Friday, October 26, 2012

Wicked for President

This week I had the pleasure of seeing the musical WICKED at the Paramount Theater in Seattle. I'll admit I was a cynic. I generally try to avoid those Justin Bieber, Twilight, Les Miserables frenzies. Not that I don't appreciate these phenomena, I just worry about the homogenization (sp?) of our culture when everyone chases on star, one story, one idea. I worry about the many other worthy artists and thinkers don't happen to capture the cultural zeitgeist and I try to seek out their work--their divergent points of view. I tend to loathe big Broadway spectacles (especially those movie-turned-musical disasters or shows with mediocre storylines that are really just excuses for linking together a bunch of songs from an era, by a rock band, etc.). And I don't really like big crowds.
However, for a variety of reasons, I went to Wicked. It was wonderful. Nuanced, musically excited, over-too-soon. In the program notes, Stephen Schwartz said it took about four years to create the story but, as a writer, I know that means four years plus a lifetime of writing, composing, succeeding, failing, exploring, learning...The result, Wicked, is a story with neither wholly good nor intrinsically evil characters but people in challenging situations who find their courage, give their greatest gifts, when they realize not their potential but their limitations. I could go on. I won't.

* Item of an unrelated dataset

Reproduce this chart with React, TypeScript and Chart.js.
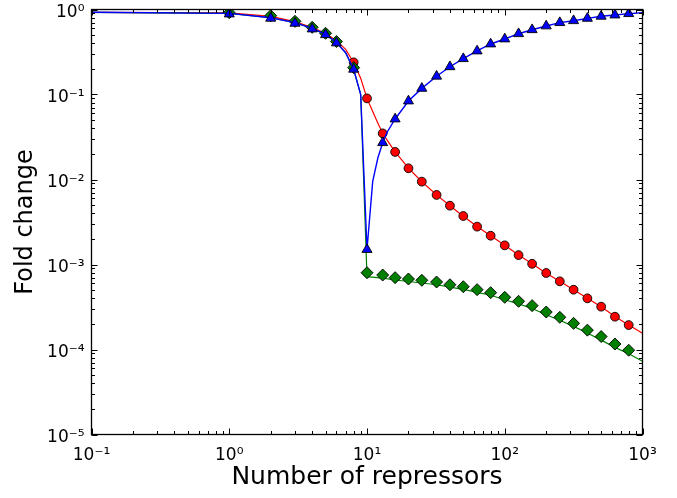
import React, { useEffect, useRef } from 'react';
import { Chart, registerables } from 'chart.js';
Chart.register(...registerables);

// ---------- data ----------
const markerN = [1, 2, 3, 4, 5, 6, 8, 10, 13, 16, 20, 25, 32, 40, 50, 63, 79, 100, 126, 158, 200, 251, 316, 398, 501, 631, 794];
const redMarkerN = [8, 10, 13, 16, 20, 25, 32, 40, 50, 63, 79, 100, 126, 158, 200, 251, 316, 398, 501, 631, 794];
const redMarkers = [0.239, 0.09, 0.0349, 0.0211, 0.01355, 0.00944, 0.00658, 0.00492, 0.00372, 0.00279, 0.00218,
  0.00168, 0.00129, 0.00102, 0.000794, 0.000634, 0.000505, 0.0004, 0.000319, 0.000243, 0.000194];
const blueMarkers = [0.885, 0.788, 0.688, 0.59, 0.505, 0.404, 0.198,
  0.0015, 0.0271, 0.0515, 0.0839, 0.118, 0.164, 0.212, 0.264, 0.325, 0.393,
  0.45, 0.519, 0.578, 0.64, 0.7, 0.738, 0.787, 0.832, 0.861, 0.893];
const greenMarkers = [0.917, 0.846, 0.726, 0.617, 0.525, 0.42, 0.207,
  0.0008, 0.000752, 0.0007, 0.000675, 0.000652, 0.000622, 0.000578, 0.000548, 0.000506, 0.000466,
  0.000411, 0.000369, 0.000328, 0.000276, 0.000239, 0.000203, 0.000169, 0.000142, 0.000116, 0.000098];

const lineN = [0.1, 1, 2, 3, 4, 5, 6, 7, 8, 9, 10, 11, 12, 13, 14, 16, 20, 25, 32, 40, 50, 63, 79, 100, 126, 158, 200, 251, 316, 398, 501, 631, 794, 1000];
const redLine = [0.927, 0.915, 0.83, 0.72, 0.615, 0.525, 0.43, 0.34, 0.238, 0.155,
  0.09, 0.063, 0.046, 0.035, 0.029, 0.0211, 0.0136, 0.0094, 0.0066, 0.0049,
  0.0037, 0.0028, 0.00218, 0.00168, 0.00129, 0.00102, 0.00079, 0.000634, 0.000505, 0.0004,
  0.000319, 0.000245, 0.000194, 0.000155];
const blueLine = [0.927, 0.9, 0.8, 0.7, 0.6, 0.51, 0.41, 0.31, 0.198, 0.1,
  0.0015, 0.0095, 0.018, 0.027, 0.036, 0.0515, 0.0839, 0.118, 0.164, 0.212,
  0.264, 0.325, 0.393, 0.45, 0.519, 0.578, 0.64, 0.7, 0.738, 0.787,
  0.832, 0.861, 0.893, 0.918];
const greenLineN = [0.1, 1, 2, 3, 4, 5, 6, 7, 8, 9, 10, 13, 16, 20, 25, 32, 40, 50, 63, 79, 100, 126, 158, 200, 251, 316, 398, 501, 631, 794, 1000];
const greenLine = [0.927, 0.9, 0.8, 0.7, 0.6, 0.51, 0.41, 0.31, 0.198, 0.1,
  0.00072, 0.000693, 0.000657, 0.000631, 0.000606, 0.000578, 0.000543, 0.00051, 0.000471, 0.000435,
  0.000385, 0.000344, 0.000304, 0.000256, 0.000221, 0.000187, 0.000156, 0.000129, 0.000106, 0.0000893,
  0.0000727];

const xTickValues = [0.1, 1, 10, 100, 1000];
const yTickValues = [1e-5, 1e-4, 1e-3, 1e-2, 1e-1, 1];
const xTitle = 'Number of repressors';
const yTitle = 'Fold change';

// ---------- helpers ----------
const SUP: Record<string, string> = { '-': '⁻', '0': '⁰', '1': '¹', '2': '²', '3': '³', '4': '⁴', '5': '⁵', '6': '⁶', '7': '⁷', '8': '⁸', '9': '⁹' };
const powLabel = (v: number) => {
  const e = Math.round(Math.log10(v));
  return '10' + String(e).split('').map((c) => SUP[c]).join('');
};
const pts = (xs: number[], ys: number[]) => xs.map((x, i) => ({ x, y: ys[i] }));

const FONT = 'DejaVu Sans';

const framePlugin = {
  id: 'frameTicks',
  afterDraw(chart: any) {
    const { ctx, chartArea: a, scales } = chart;
    const xs = scales.x, ys = scales.y;
    ctx.save();
    ctx.strokeStyle = '#000';
    ctx.lineWidth = 1;
    ctx.beginPath();
    const maj = 6, min = 3.5;
    for (let n = -1; n <= 3; n++) {
      for (let m = 1; m <= 9; m++) {
        const v = m * Math.pow(10, n);
        if (v > 1000.0001) break;
        const px = Math.round(xs.getPixelForValue(v)) + 0.5;
        const L = m === 1 ? maj : min;
        ctx.moveTo(px, a.bottom); ctx.lineTo(px, a.bottom - L);
        ctx.moveTo(px, a.top); ctx.lineTo(px, a.top + L);
      }
    }
    for (let n = -5; n <= 0; n++) {
      for (let m = 1; m <= 9; m++) {
        const v = m * Math.pow(10, n);
        if (v > 1.0001) break;
        const py = Math.round(ys.getPixelForValue(v)) + 0.5;
        const L = m === 1 ? maj : min;
        ctx.moveTo(a.left, py); ctx.lineTo(a.left + L, py);
        ctx.moveTo(a.right, py); ctx.lineTo(a.right - L, py);
      }
    }
    ctx.stroke();
    ctx.lineWidth = 1.3;
    ctx.strokeRect(a.left, a.top, a.right - a.left, a.bottom - a.top);
    ctx.restore();
  },
};

export default function App() {
  const ref = useRef<HTMLCanvasElement>(null);
  useEffect(() => {
    if (!ref.current) return;
    const markerBase = { showLine: false, pointBorderColor: '#000', pointBorderWidth: 0.9, pointHoverRadius: 0 };
    const lineBase = { pointRadius: 0, pointHoverRadius: 0, tension: 0, fill: false };
    const chart = new Chart(ref.current, {
      type: 'line',
      data: {
        datasets: [
          { ...markerBase, order: 0, data: pts(markerN, blueMarkers), pointStyle: 'triangle', pointRadius: 5.8, pointBackgroundColor: '#0000ff', backgroundColor: '#0000ff', borderColor: '#0000ff' },
          { ...lineBase, order: 1, data: pts(lineN, blueLine), borderColor: '#0000ff', borderWidth: 1.4 },
          { ...markerBase, order: 2, data: pts(markerN, greenMarkers), pointStyle: 'rectRot', pointRadius: 6, pointBackgroundColor: '#007f00', backgroundColor: '#007f00', borderColor: '#007f00' },
          { ...lineBase, order: 3, data: pts(greenLineN, greenLine), borderColor: '#008000', borderWidth: 1.2 },
          { ...markerBase, order: 4, data: pts(redMarkerN, redMarkers), pointStyle: 'circle', pointRadius: 4.4, pointBackgroundColor: '#ff0000', backgroundColor: '#ff0000', borderColor: '#ff0000' },
          { ...lineBase, order: 5, data: pts(lineN, redLine), borderColor: '#ff0000', borderWidth: 1.2 },
        ] as any,
      },
      options: {
        animation: false,
        responsive: false,
        devicePixelRatio: 1,
        events: [],
        layout: { autoPadding: false, padding: { left: 0, right: 34.5, top: 9.5, bottom: 0 } },
        plugins: { legend: { display: false }, tooltip: { enabled: false }, title: { display: false } },
        scales: {
          x: {
            type: 'logarithmic', min: 0.1, max: 1000,
            grid: { display: false, drawTicks: false }, border: { display: false },
            afterBuildTicks: (s: any) => { s.ticks = xTickValues.map((v) => ({ value: v, major: true })); },
            afterFit: (s: any) => { s.height = 63.5; s.paddingLeft = 0; s.paddingRight = 0; },
            ticks: { autoSkip: false, maxRotation: 0, minRotation: 0, padding: 11, color: '#000', font: { family: FONT, size: 17 }, callback: (v: any) => powLabel(Number(v)) },
            title: { display: true, text: xTitle, color: '#000', font: { family: FONT, size: 25, lineHeight: 1 }, padding: { top: 0, bottom: 8 } },
          },
          y: {
            type: 'logarithmic', min: 1e-5, max: 1,
            grid: { display: false, drawTicks: false }, border: { display: false },
            afterBuildTicks: (s: any) => { s.ticks = yTickValues.map((v) => ({ value: v, major: true })); },
            afterFit: (s: any) => { s.width = 91.5; s.paddingTop = 0; s.paddingBottom = 0; },
            ticks: { autoSkip: false, padding: 7, labelOffset: 3, color: '#000', font: { family: FONT, size: 17 }, callback: (v: any) => powLabel(Number(v)) },
            title: { display: true, text: yTitle, color: '#000', font: { family: FONT, size: 24, lineHeight: 1 }, padding: { top: 14, bottom: 0 } },
          },
        },
      } as any,
      plugins: [framePlugin],
    });
    return () => chart.destroy();
  }, []);
  return (
    <div style={{ position: 'absolute', left: 0, top: 0, width: 677, height: 498, background: '#fff' }}>
      <canvas ref={ref} width={677} height={498} style={{ display: 'block', width: 677, height: 498 }} />
    </div>
  );
}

Just, honestly, I wish Elphaba and Glinda--or people like them--were on the presidential ballot this year. People who were not afraid of their own vulnerabilities, of their unlikeable qualities, of the danger in the power they wielded.  Don't get me wrong, I am certain that both Obama and Romney are more dimensional, less polemical, and generally smarter than the campaign process forces allows them to be.

Still, instead of hearing speech after speech about how the candidates will save our economy, bring peace to our world, "defy gravity," I'd love to see one of those guys bow his head and admit that he is "limited" in the way all true leaders should see themselves--should be.